Et il en arrive enfin à la. question qui préoccupe présentement tous les apothicaires de la question sociale : le referendum. « On accusera peut-être le mouvement syndical de faire de la politique ? Mais qui osera dire que l’économique peut se séparer du politique ? Entorse aux statuts de la C.G.T.? Ils en ont vu d’autres, les statuts, et ils en verront bien d’autres ! » Détails que tout cela auprès des nécessités électorales. « Le mouvement syndical doit se prononcer en cette matière. » Et de conclure : « Les vieux partis républicains doivent s’unir pour la défense de la démocratie et de la république. » (Que de galanterie envers les radicaux!) « À l’œuvre pour une Assemblée populaire souveraine ! »
Voilà dans quelle mare politique stagne le mouvement syndical parisien. À entendre tous ces salivauds, l’impression est que l’on se trouve bien plus au milieu de chiens de garde de la classe ouvrière que parmi ses défenseurs. Il n’y est question que d’amener à la raison les exploités qui ne voudraient pas s’assimiler la formule du jour : produire avant toute chose.
Ainsi, de reniements en reniements, les représentants des grandes organisations syndicales deviennent les gendarmes des syndiqués et les plus sûrs défenseurs de l’ordre capitaliste, — qu’ils ne parlent plus de renverser.
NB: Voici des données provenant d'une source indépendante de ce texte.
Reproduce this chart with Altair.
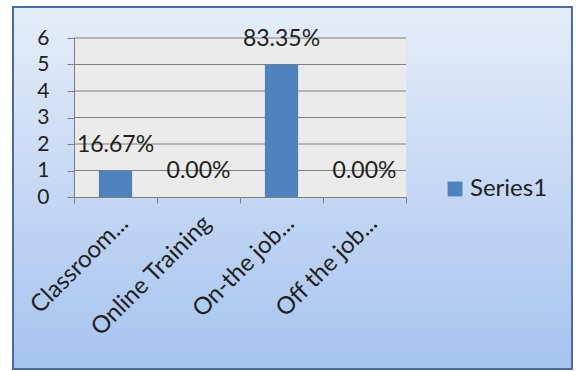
import altair as alt
import pandas as pd

categories = ["Classroom...", "Online Training", "On-the job...", "Off the job..."]
counts = [1, 0, 5, 0]
pct_labels = ["16.67%", "0.00%", "83.35%", "0.00%"]
series = ["Series1", "Series1", "Series1", "Series1"]
grid_values = [1, 2, 3, 4, 5, 6]
y_ticks = [0, 1, 2, 3, 4, 5, 6]

df = pd.DataFrame({"cat": categories, "count": counts, "label": pct_labels, "series": series})
grid_df = pd.DataFrame({"count": grid_values})

W, H = 332, 159
FONT = "Lato"
TXT = "#1f1f1f"
GRID = "#7f7f7f"

x_axis = alt.Axis(
    title=None, labelAngle=-45, labelAlign="right", labelBaseline="top",
    labelFontSize=24, labelFont=FONT, labelColor=TXT, labelPadding=8, labelLimit=0,
    tickBand="extent", tickSize=6, tickColor=GRID, domainColor=GRID, zindex=1,
)
x_enc = alt.X("cat:N", sort=categories, scale=alt.Scale(paddingInner=0, paddingOuter=0), axis=x_axis)

y_scale = alt.Scale(domain=[0, 6], nice=False)
y_axis = alt.Axis(
    title=None, values=y_ticks, grid=False, labelFontSize=21, labelFont=FONT,
    labelColor=TXT, labelPadding=18, tickSize=7, tickColor=GRID, domainColor=GRID, zindex=1,
)
y_enc = alt.Y("count:Q", scale=y_scale, axis=y_axis)

bg = alt.Chart(alt.Data(values=[{}])).mark_rect(
    fill=alt.LinearGradient(
        gradient="linear",
        stops=[alt.GradientStop(color="#e5edf9", offset=0), alt.GradientStop(color="#a6c3f0", offset=1)],
        x1=0, x2=0, y1=0, y2=1,
    ),
    stroke="#4b6c9c", strokeWidth=2,
).encode(x=alt.value(-61), x2=alt.value(498), y=alt.value(-31), y2=alt.value(331))

panel = alt.Chart(alt.Data(values=[{}])).mark_rect(fill="#ebebeb").encode(
    x=alt.value(0), x2=alt.value(W), y=alt.value(0), y2=alt.value(H)
)

grid = alt.Chart(grid_df).mark_rule(color=GRID, strokeWidth=1).encode(y=y_enc)

bars = alt.Chart(df).mark_bar(width=alt.RelativeBandSize(0.4), color="#4f81bd").encode(
    x=x_enc,
    y=y_enc,
    color=alt.Color(
        "series:N",
        scale=alt.Scale(range=["#4f81bd"]),
        legend=alt.Legend(
            title=None, orient="none", legendX=369, legendY=139, symbolType="square",
            symbolSize=220, symbolStrokeWidth=0, labelFontSize=24, labelFont=FONT,
            labelColor=TXT, padding=0, labelOffset=3,
        ),
    ),
)

text = alt.Chart(df).mark_text(
    fontSize=23, font=FONT, color=TXT, dy=-26, baseline="middle", align="center"
).encode(x=x_enc, y=y_enc, text="label:N")

chart = alt.layer(bg, panel, grid, bars, text).properties(
    width=W, height=H,
    padding={"left": 74, "top": 38, "right": 171, "bottom": 174},
    autosize=alt.AutoSizeParams(type="none"),
    background="white",
).configure_view(stroke=None)

chart.save("out.html", embed_options={"renderer": "svg", "actions": False})
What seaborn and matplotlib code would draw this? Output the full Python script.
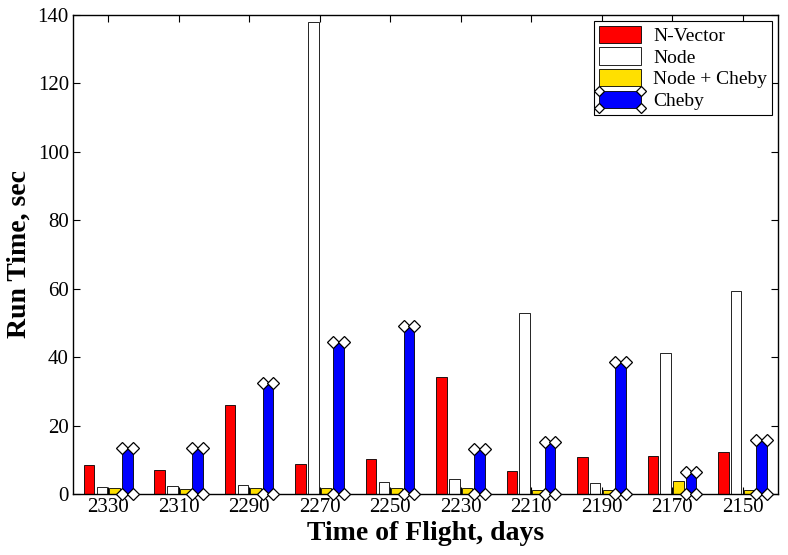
import numpy as np
import pandas as pd
import seaborn as sns
import matplotlib.pyplot as plt
from matplotlib.patches import Rectangle
from matplotlib.lines import Line2D
from matplotlib.legend_handler import HandlerBase

tof = ['2330', '2310', '2290', '2270', '2250', '2230', '2210', '2190', '2170', '2150']
methods = ['N-Vector', 'Node', 'Node + Cheby', 'Cheby']
nvector = [8.5, 7.0, 26.0, 8.9, 10.2, 34.3, 6.6, 10.7, 11.2, 12.2]
node = [2.1, 2.3, 2.6, 138.0, 3.5, 4.5, 53.0, 3.2, 41.2, 59.3]
node_cheby = [1.8, 1.4, 1.6, 1.6, 1.6, 1.8, 1.3, 1.3, 3.7, 1.3]
cheby = [13.4, 13.4, 32.3, 44.5, 49.0, 13.2, 15.1, 38.5, 6.5, 15.8]
colors = ['#ff0000', '#ffffff', '#ffe000', '#0000ff']

df = pd.DataFrame({
    'tof': tof * 4,
    'method': np.repeat(methods, len(tof)),
    'time': nvector + node + node_cheby + cheby,
})

sns.set_style('ticks')
plt.rcParams['font.family'] = ['Liberation Serif', 'DejaVu Serif']
plt.rcParams.update({'text.color': 'black', 'axes.labelcolor': 'black',
                     'xtick.color': 'black', 'ytick.color': 'black'})

fig = plt.figure(figsize=(7.88, 5.55), dpi=100)
ax = fig.add_axes([0.0926, 0.11, 0.8944, 0.863])
sns.barplot(data=df, x='tof', y='time', hue='method', order=tof, hue_order=methods,
            palette=colors, width=0.72, gap=0.17, edgecolor='black', linewidth=0.6,
            saturation=1, ax=ax, legend=False)

# diamonds at the corners of the Cheby bars
for p in ax.containers[3]:
    x0, y0 = p.get_x(), p.get_y()
    x1, y1 = x0 + p.get_width(), y0 + p.get_height()
    ax.plot([x0, x1, x0, x1], [y0, y0, y1, y1], linestyle='none', marker='D',
            markersize=6, markerfacecolor='white', markeredgecolor='black',
            markeredgewidth=0.9, clip_on=False, zorder=5)

ax.set_xlim(-0.5, 9.5)
ax.set_ylim(0, 140)
ax.set_yticks(range(0, 141, 20))
ax.tick_params(direction='in', top=True, right=True, labelsize=15, length=5, width=0.8,
               pad=3, colors='black')
for s in ax.spines.values():
    s.set_linewidth(1.0)
    s.set_color('black')
ax.set_xlabel('Time of Flight, days', fontsize=20, fontweight='bold', labelpad=3)
ax.set_ylabel('Run Time, sec', fontsize=20, fontweight='bold', labelpad=4)


class CornerHandler(HandlerBase):
    def __init__(self, color, diamonds):
        super().__init__()
        self.color = color
        self.diamonds = diamonds

    def create_artists(self, legend, orig_handle, xdescent, ydescent, width, height, fontsize, trans):
        r = Rectangle((-xdescent, -ydescent), width, height, facecolor=self.color,
                      edgecolor='black', linewidth=0.6, transform=trans)
        arts = [r]
        if self.diamonds:
            xs = [-xdescent, -xdescent + width, -xdescent, -xdescent + width]
            ys = [-ydescent, -ydescent, -ydescent + height, -ydescent + height]
            arts.append(Line2D(xs, ys, linestyle='none', marker='D', markersize=5,
                               markerfacecolor='white', markeredgecolor='black',
                               markeredgewidth=0.9, transform=trans))
        return arts


handles = [Rectangle((0, 0), 1, 1) for _ in methods]
hmap = {h: CornerHandler(c, m == 'Cheby') for h, c, m in zip(handles, colors, methods)}
leg = ax.legend(handles, methods, handler_map=hmap, loc='upper right', fontsize=14,
                frameon=True, fancybox=False, edgecolor='black', framealpha=1,
                borderpad=0.25, labelspacing=0.12, handlelength=2.2, handleheight=1.0,
                handletextpad=0.6, borderaxespad=0.3)
leg.get_frame().set_linewidth(0.8)

fig.savefig('out.png', dpi=100)
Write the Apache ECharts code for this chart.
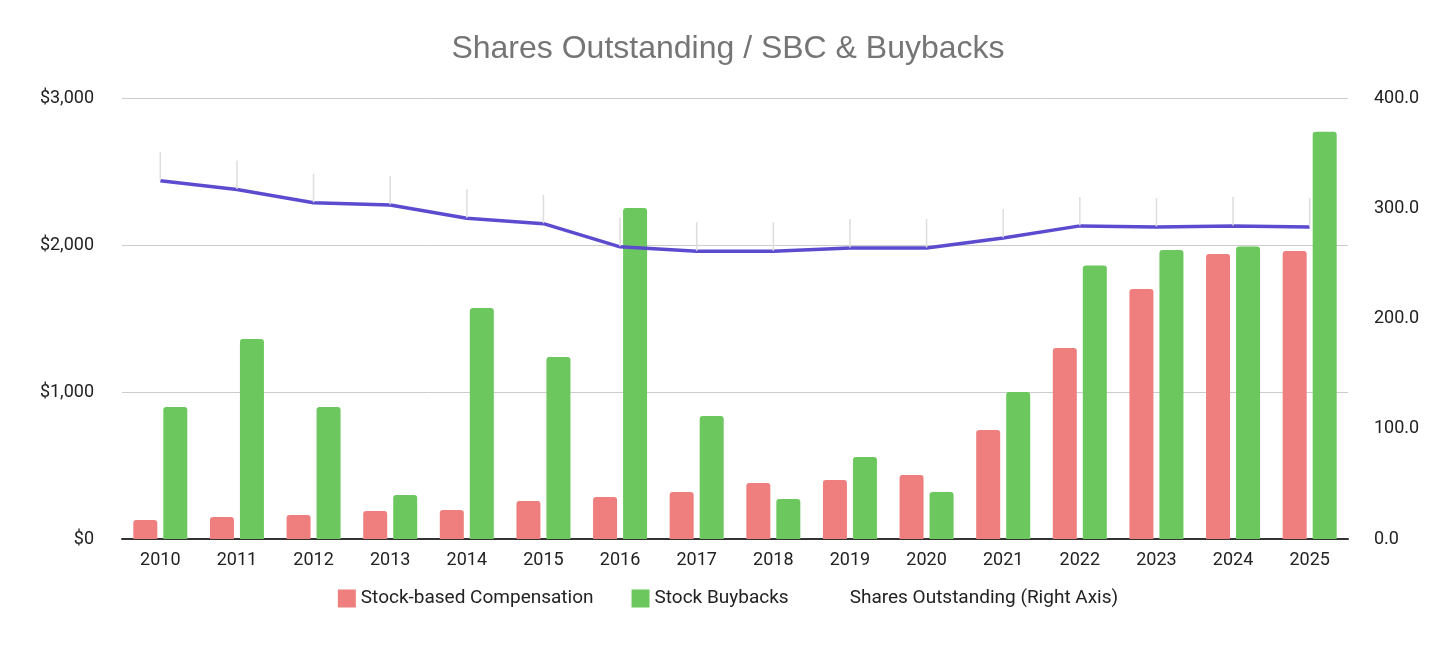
<!DOCTYPE html>
<html>
<head>
<meta charset="utf-8">
<script src="https://cdn.jsdelivr.net/npm/echarts@6/dist/echarts.min.js"></script>
<style>html,body{margin:0;padding:0;background:#fff}#chart{width:1456px;height:645px}</style>
</head>
<body>
<div id="chart"></div>
<script>
const years = ['2010','2011','2012','2013','2014','2015','2016','2017','2018','2019','2020','2021','2022','2023','2024','2025'];
const sbc = [130, 150, 163, 190, 197, 258, 286, 320, 381, 401, 435, 741, 1299, 1701, 1939, 1959];
const buybacks = [898, 1361, 898, 299, 1571, 1238, 2252, 837, 272, 558, 320, 1000, 1860, 1966, 1990, 2770];
const shares = [325, 317, 305, 303, 291, 286, 265, 261, 261, 264, 264, 273, 284, 283, 284, 283];

const chart = echarts.init(document.getElementById('chart'));
const font = 'Roboto, Arial, sans-serif';

chart.setOption({
  animation: false,
  textStyle: { fontFamily: font },
  title: {
    text: 'Shares Outstanding / SBC & Buybacks',
    left: 'center', top: 28,
    textStyle: { fontSize: 32, fontWeight: 'normal', color: '#757575', fontFamily: '"Liberation Sans", Arial, sans-serif' }
  },
  legend: {
    bottom: 32, itemGap: 38, itemWidth: 18, itemHeight: 18,
    textStyle: { fontSize: 19, color: '#222' },
    data: [
      { name: 'Stock-based Compensation', icon: 'rect' },
      { name: 'Stock Buybacks', icon: 'rect' },
      { name: 'Shares Outstanding (Right Axis)', icon: 'rect', itemStyle: { color: '#5b4ccf' } }
    ]
  },
  grid: { left: 122, right: 108, top: 98, bottom: 106 },
  xAxis: {
    type: 'category', data: years,
    axisLine: { lineStyle: { color: '#333', width: 2 } },
    axisTick: { show: false },
    axisLabel: { fontSize: 18, color: '#222', margin: 12 }
  },
  yAxis: [
    {
      type: 'value', min: 0, max: 3000, interval: 1000,
      axisLabel: { fontSize: 18, color: '#222', formatter: v => '$' + v.toLocaleString('en-US'), margin: 28 },
      splitLine: { lineStyle: { color: '#cccccc' } }
    },
    {
      type: 'value', min: 0, max: 400, interval: 100,
      axisLabel: { fontSize: 18, color: '#222', formatter: v => v.toFixed(1), margin: 26 },
      splitLine: { show: false }
    }
  ],
  series: [
    {
      name: 'Stock-based Compensation', type: 'bar', data: sbc,
      barWidth: 24, barGap: '25%',
      itemStyle: { color: '#ef7f7f', borderRadius: [3, 3, 0, 0] }
    },
    {
      name: 'Stock Buybacks', type: 'bar', data: buybacks,
      barWidth: 24,
      itemStyle: { color: '#6cc85e', borderRadius: [3, 3, 0, 0] }
    },
    {
      name: 'Shares Outstanding (Right Axis)', type: 'line', yAxisIndex: 1, data: shares,
      symbol: 'circle', symbolSize: 1, showSymbol: true, z: 5,
      lineStyle: { color: '#5b4ccf', width: 3.5 },
      itemStyle: { color: '#5b4ccf', opacity: 0 },
      label: {
        show: true, position: 'top', distance: 2, fontSize: 18, color: '#4a3fc0',
        textBorderColor: '#fff', textBorderWidth: 3
      },
      labelLayout: { dy: -28 },
      labelLine: { show: true, lineStyle: { color: '#dddddd', width: 1.5 } }
    }
  ]
});
</script>
</body>
</html>
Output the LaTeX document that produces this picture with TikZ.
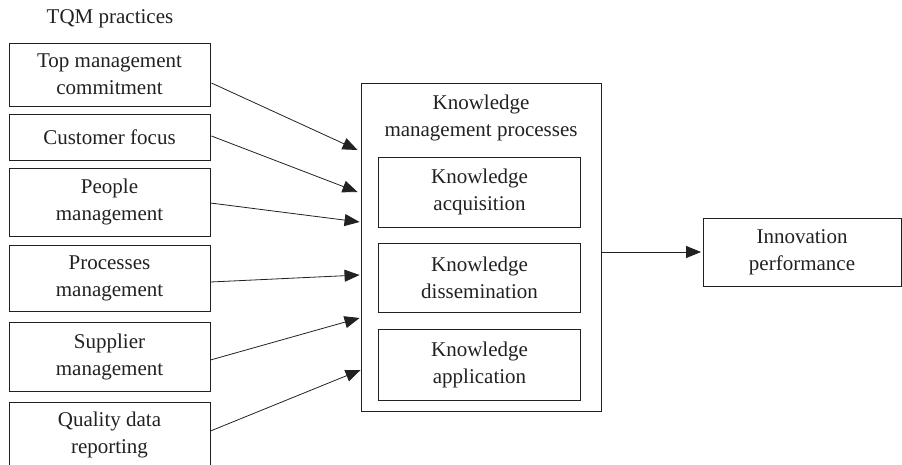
\documentclass[tikz,border=0pt]{standalone}
\usepackage{fontspec}
\setmainfont{Liberation Serif}
\usetikzlibrary{arrows.meta,calc}
\definecolor{ink}{gray}{0.13}
\tikzset{
  box/.style={draw=ink, line width=0.9pt, rectangle, inner sep=0pt, align=center,
    text=ink, font=\fontsize{21}{27}\selectfont},
  lbl/.style={inner sep=0pt, align=center, text=ink, font=\fontsize{21}{27}\selectfont},
  conn/.style={draw=ink, line width=0.8pt, -{Triangle[length=15pt,width=12pt]}}
}
\begin{document}
\begin{tikzpicture}[x=1pt,y=-1pt]
\useasboundingbox (0,0) rectangle (902,464);
\node[lbl] (title) at (110,19) {TQM practices};
\node[box, minimum width=201pt, minimum height=63pt] (t1) at (109.5,74.5) {Top management\\commitment};
\node[box, minimum width=201pt, minimum height=46pt] (t2) at (109.5,137) {Customer focus};
\node[box, minimum width=201pt, minimum height=68pt] (t3) at (109.5,202) {People\\management};
\node[box, minimum width=201pt, minimum height=66pt] (t4) at (109.5,278) {Processes\\management};
\node[box, minimum width=201pt, minimum height=69pt] (t5) at (109.5,356.5) {Supplier\\management};
\node[box, minimum width=201pt, minimum height=66pt] (t6) at (109.5,435) {Quality data\\reporting};
\node[box, minimum width=240pt, minimum height=328pt] (km) at (481,247) {};
\node[lbl] (kmt) at (481,118) {Knowledge\\management processes};
\node[box, minimum width=202pt, minimum height=70pt] (ka) at (479.5,192) {Knowledge\\acquisition};
\node[box, minimum width=202pt, minimum height=69pt] (kd) at (479.5,277.5) {Knowledge\\dissemination};
\node[box, minimum width=202pt, minimum height=71pt] (kp) at (479.5,364.5) {Knowledge\\application};
\node[box, minimum width=198pt, minimum height=68pt] (ip) at (802,252) {Innovation\\performance};
\draw[conn] ($(t1.east)+(1,8.5)$) -- ($(km.west)+(-3,-97)$);
\draw[conn] ($(t2.east)+(1,-1)$) -- ($(km.west)+(-3,-55)$);
\draw[conn] ($(t3.east)+(0,1)$) -- ($(km.west)+(-1,-25)$);
\draw[conn] ($(t4.east)+(0,4)$) -- ($(km.west)+(-1,28)$);
\draw[conn] ($(t5.east)+(0,3.5)$) -- ($(km.west)+(-1,71)$);
\draw[conn] ($(t6.east)+(0,-4)$) -- ($(km.west)+(0,123)$);
\draw[conn, shorten >=1.5pt] (km.east |- ip.west) -- (ip.west);
\end{tikzpicture}
\end{document}
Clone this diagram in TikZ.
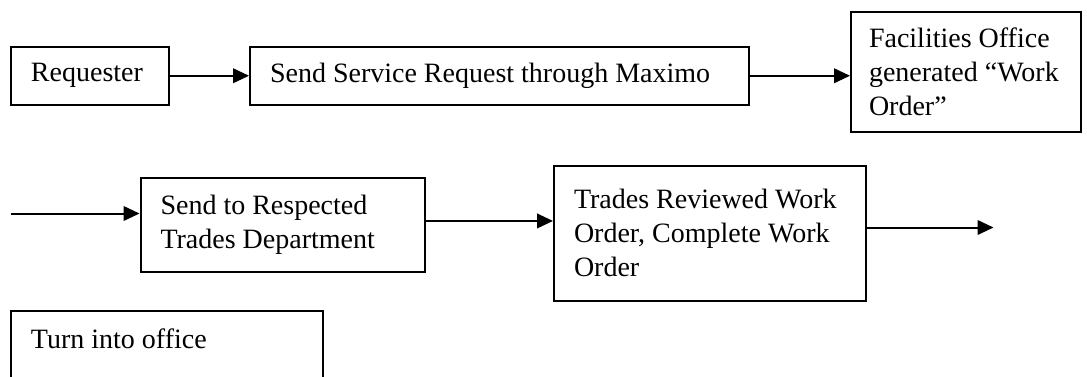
\documentclass[tikz,border=0pt]{standalone}
\usepackage{fontspec}
\setmainfont{Liberation Serif}
\usetikzlibrary{arrows.meta}

\tikzset{
  box/.style={draw, line width=1pt, anchor=north west, align=flush left, inner xsep=10pt, inner ysep=0pt,
    font=\fontsize{14}{17}\selectfont},
  flow/.style={line width=1pt, -{Triangle[length=8pt,width=7.3pt]}}
}

\begin{document}
\begin{tikzpicture}[x=0.5pt,y=0.5pt,yscale=-1,xscale=1]
\clip (0,0) rectangle (1087,376);

%Shape: Rectangle
\node[box, text width=59pt, minimum height=29.25pt] (req) at (10,45.5) {Requester};
\node[box, text width=229.5pt, minimum height=29.25pt] (send) at (249,45.5) {Send Service Request through Maximo};
\node[box, inner xsep=9pt, text width=97pt, minimum height=60.25pt] (fac) at (850,10.5) {Facilities Office\\generated ``Work\\Order''};

\node[box, text width=122.25pt, minimum height=46.75pt] (trades) at (139.5,177) {Send to Respected\\Trades Department};
\node[box, text width=135.75pt, minimum height=67.5pt] (review) at (553,164.5) {Trades Reviewed Work\\Order, Complete Work\\Order};

\node[box, text width=136pt, text depth=30pt, inner ysep=9pt] (office) at (10,309.5) {Turn into office};

% free ends
\coordinate (in) at (10.5,213.5);
\coordinate (out) at (993.5,227.5);

%Shape: Arrows
\draw[flow] (req.east) -- (send.west);
\draw[flow] (send.east) -- (send.east -| fac.west);
\draw[flow] (in) -- (in -| trades.west);
\draw[flow] ([yshift=-1.9pt]trades.east) -- ([yshift=-1.9pt]trades.east -| review.west);
\draw[flow] (out -| review.east) -- (out);

\end{tikzpicture}
\end{document}
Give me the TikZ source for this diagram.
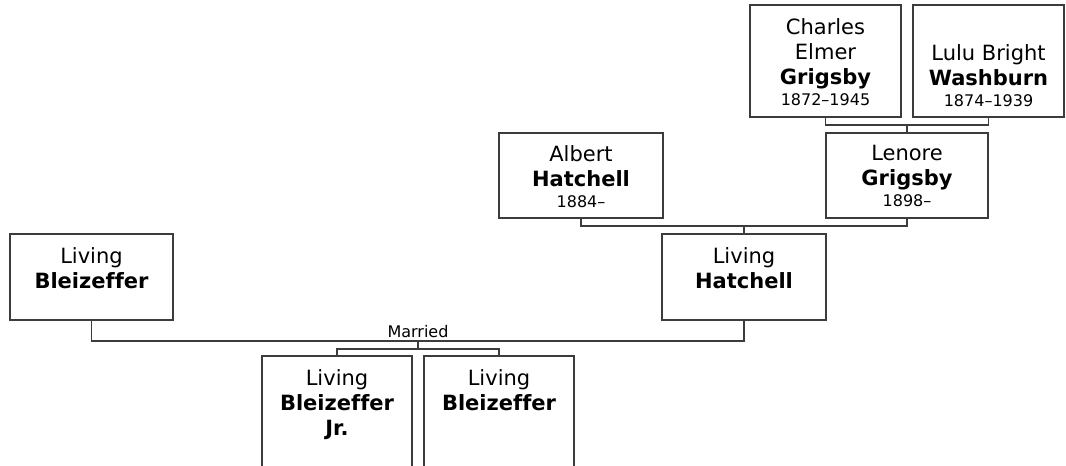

Il n’est plus question. de tirer parti des défaillances du régime actuel pour le supprimer complètement, mais au contraire de museler ceux qui penseraient encore en révolutionnaires.
Notre foi en la transformation sociale n’en est cependant pas ébranlée. Car nous savons que si bon nombre de ceux qui se disent les représentants des travailleurs sont corrompus, la masse exploitée, elle, demeure saine. (Même chez les intellectuels.) C’est en elle que nous avons confiance. Et c’est pourquoi, malgré la tristesse que nous éprouvons en constatant l’influence néfaste qu’ont souvent sur elle de bien mauvais bergers, nous combattons avec elle au sein de la C.G.T.